## start Data shown

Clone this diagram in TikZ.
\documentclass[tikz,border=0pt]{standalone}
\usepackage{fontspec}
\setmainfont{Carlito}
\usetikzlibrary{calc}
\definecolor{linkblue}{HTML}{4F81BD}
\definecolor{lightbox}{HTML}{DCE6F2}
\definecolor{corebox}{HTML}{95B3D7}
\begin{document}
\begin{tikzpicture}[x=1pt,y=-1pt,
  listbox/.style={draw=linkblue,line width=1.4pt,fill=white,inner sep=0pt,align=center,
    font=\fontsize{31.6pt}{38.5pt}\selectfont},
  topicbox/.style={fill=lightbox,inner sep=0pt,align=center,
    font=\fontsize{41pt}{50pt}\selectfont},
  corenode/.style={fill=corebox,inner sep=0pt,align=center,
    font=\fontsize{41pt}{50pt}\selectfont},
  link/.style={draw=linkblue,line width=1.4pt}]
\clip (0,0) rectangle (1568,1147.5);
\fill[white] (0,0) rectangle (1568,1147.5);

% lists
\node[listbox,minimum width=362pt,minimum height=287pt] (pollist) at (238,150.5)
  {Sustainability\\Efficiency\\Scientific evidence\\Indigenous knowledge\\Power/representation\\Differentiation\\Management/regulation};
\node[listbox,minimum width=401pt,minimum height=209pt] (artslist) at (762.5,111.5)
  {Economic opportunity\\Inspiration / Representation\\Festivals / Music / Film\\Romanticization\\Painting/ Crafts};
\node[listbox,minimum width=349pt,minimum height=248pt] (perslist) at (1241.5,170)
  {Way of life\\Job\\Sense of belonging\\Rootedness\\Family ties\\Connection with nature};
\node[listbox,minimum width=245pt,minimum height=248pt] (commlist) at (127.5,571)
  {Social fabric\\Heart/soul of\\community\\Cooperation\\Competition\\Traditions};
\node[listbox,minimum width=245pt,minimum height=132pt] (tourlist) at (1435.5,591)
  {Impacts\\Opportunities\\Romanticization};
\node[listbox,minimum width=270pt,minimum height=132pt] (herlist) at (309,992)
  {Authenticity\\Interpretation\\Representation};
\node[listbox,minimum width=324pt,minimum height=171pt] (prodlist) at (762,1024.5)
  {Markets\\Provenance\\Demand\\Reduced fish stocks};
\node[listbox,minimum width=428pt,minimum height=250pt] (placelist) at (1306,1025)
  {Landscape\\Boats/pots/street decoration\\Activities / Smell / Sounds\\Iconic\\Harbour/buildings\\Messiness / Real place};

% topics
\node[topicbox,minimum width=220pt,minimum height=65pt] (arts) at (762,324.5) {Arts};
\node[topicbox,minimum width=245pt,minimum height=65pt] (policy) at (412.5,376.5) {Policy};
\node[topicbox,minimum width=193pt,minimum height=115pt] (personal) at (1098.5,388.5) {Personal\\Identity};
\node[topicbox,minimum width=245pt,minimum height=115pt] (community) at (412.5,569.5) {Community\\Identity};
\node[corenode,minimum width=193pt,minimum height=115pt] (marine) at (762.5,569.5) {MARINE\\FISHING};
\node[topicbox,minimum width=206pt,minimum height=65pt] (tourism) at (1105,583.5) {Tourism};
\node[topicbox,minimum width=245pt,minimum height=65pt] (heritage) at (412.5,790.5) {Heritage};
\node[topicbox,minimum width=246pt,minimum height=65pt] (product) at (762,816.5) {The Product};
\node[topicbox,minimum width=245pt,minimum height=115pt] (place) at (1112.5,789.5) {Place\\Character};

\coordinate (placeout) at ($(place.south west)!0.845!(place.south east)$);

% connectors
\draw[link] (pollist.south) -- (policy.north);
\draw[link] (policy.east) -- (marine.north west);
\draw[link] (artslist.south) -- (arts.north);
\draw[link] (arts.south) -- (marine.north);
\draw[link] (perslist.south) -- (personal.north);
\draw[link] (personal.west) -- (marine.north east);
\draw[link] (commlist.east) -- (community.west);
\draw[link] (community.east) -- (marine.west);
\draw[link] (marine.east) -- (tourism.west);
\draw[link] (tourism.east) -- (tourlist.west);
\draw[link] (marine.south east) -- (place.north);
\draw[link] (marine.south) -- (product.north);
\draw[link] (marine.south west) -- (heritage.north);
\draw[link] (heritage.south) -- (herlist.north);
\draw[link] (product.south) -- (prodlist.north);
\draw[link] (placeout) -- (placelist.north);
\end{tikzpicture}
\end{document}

## end Data shown

** Exercise task **
Go through the listing and copy all of it exactly.

** The completed task **
Clone this diagram in TikZ.
\documentclass[tikz,border=0pt]{standalone}
\usepackage{fontspec}
\setmainfont{Carlito}
\usetikzlibrary{calc}
\definecolor{linkblue}{HTML}{4F81BD}
\definecolor{lightbox}{HTML}{DCE6F2}
\definecolor{corebox}{HTML}{95B3D7}
\begin{document}
\begin{tikzpicture}[x=1pt,y=-1pt,
  listbox/.style={draw=linkblue,line width=1.4pt,fill=white,inner sep=0pt,align=center,
    font=\fontsize{31.6pt}{38.5pt}\selectfont},
  topicbox/.style={fill=lightbox,inner sep=0pt,align=center,
    font=\fontsize{41pt}{50pt}\selectfont},
  corenode/.style={fill=corebox,inner sep=0pt,align=center,
    font=\fontsize{41pt}{50pt}\selectfont},
  link/.style={draw=linkblue,line width=1.4pt}]
\clip (0,0) rectangle (1568,1147.5);
\fill[white] (0,0) rectangle (1568,1147.5);

% lists
\node[listbox,minimum width=362pt,minimum height=287pt] (pollist) at (238,150.5)
  {Sustainability\\Efficiency\\Scientific evidence\\Indigenous knowledge\\Power/representation\\Differentiation\\Management/regulation};
\node[listbox,minimum width=401pt,minimum height=209pt] (artslist) at (762.5,111.5)
  {Economic opportunity\\Inspiration / Representation\\Festivals / Music / Film\\Romanticization\\Painting/ Crafts};
\node[listbox,minimum width=349pt,minimum height=248pt] (perslist) at (1241.5,170)
  {Way of life\\Job\\Sense of belonging\\Rootedness\\Family ties\\Connection with nature};
\node[listbox,minimum width=245pt,minimum height=248pt] (commlist) at (127.5,571)
  {Social fabric\\Heart/soul of\\community\\Cooperation\\Competition\\Traditions};
\node[listbox,minimum width=245pt,minimum height=132pt] (tourlist) at (1435.5,591)
  {Impacts\\Opportunities\\Romanticization};
\node[listbox,minimum width=270pt,minimum height=132pt] (herlist) at (309,992)
  {Authenticity\\Interpretation\\Representation};
\node[listbox,minimum width=324pt,minimum height=171pt] (prodlist) at (762,1024.5)
  {Markets\\Provenance\\Demand\\Reduced fish stocks};
\node[listbox,minimum width=428pt,minimum height=250pt] (placelist) at (1306,1025)
  {Landscape\\Boats/pots/street decoration\\Activities / Smell / Sounds\\Iconic\\Harbour/buildings\\Messiness / Real place};

% topics
\node[topicbox,minimum width=220pt,minimum height=65pt] (arts) at (762,324.5) {Arts};
\node[topicbox,minimum width=245pt,minimum height=65pt] (policy) at (412.5,376.5) {Policy};
\node[topicbox,minimum width=193pt,minimum height=115pt] (personal) at (1098.5,388.5) {Personal\\Identity};
\node[topicbox,minimum width=245pt,minimum height=115pt] (community) at (412.5,569.5) {Community\\Identity};
\node[corenode,minimum width=193pt,minimum height=115pt] (marine) at (762.5,569.5) {MARINE\\FISHING};
\node[topicbox,minimum width=206pt,minimum height=65pt] (tourism) at (1105,583.5) {Tourism};
\node[topicbox,minimum width=245pt,minimum height=65pt] (heritage) at (412.5,790.5) {Heritage};
\node[topicbox,minimum width=246pt,minimum height=65pt] (product) at (762,816.5) {The Product};
\node[topicbox,minimum width=245pt,minimum height=115pt] (place) at (1112.5,789.5) {Place\\Character};

\coordinate (placeout) at ($(place.south west)!0.845!(place.south east)$);

% connectors
\draw[link] (pollist.south) -- (policy.north);
\draw[link] (policy.east) -- (marine.north west);
\draw[link] (artslist.south) -- (arts.north);
\draw[link] (arts.south) -- (marine.north);
\draw[link] (perslist.south) -- (personal.north);
\draw[link] (personal.west) -- (marine.north east);
\draw[link] (commlist.east) -- (community.west);
\draw[link] (community.east) -- (marine.west);
\draw[link] (marine.east) -- (tourism.west);
\draw[link] (tourism.east) -- (tourlist.west);
\draw[link] (marine.south east) -- (place.north);
\draw[link] (marine.south) -- (product.north);
\draw[link] (marine.south west) -- (heritage.north);
\draw[link] (heritage.south) -- (herlist.north);
\draw[link] (product.south) -- (prodlist.north);
\draw[link] (placeout) -- (placelist.north);
\end{tikzpicture}
\end{document}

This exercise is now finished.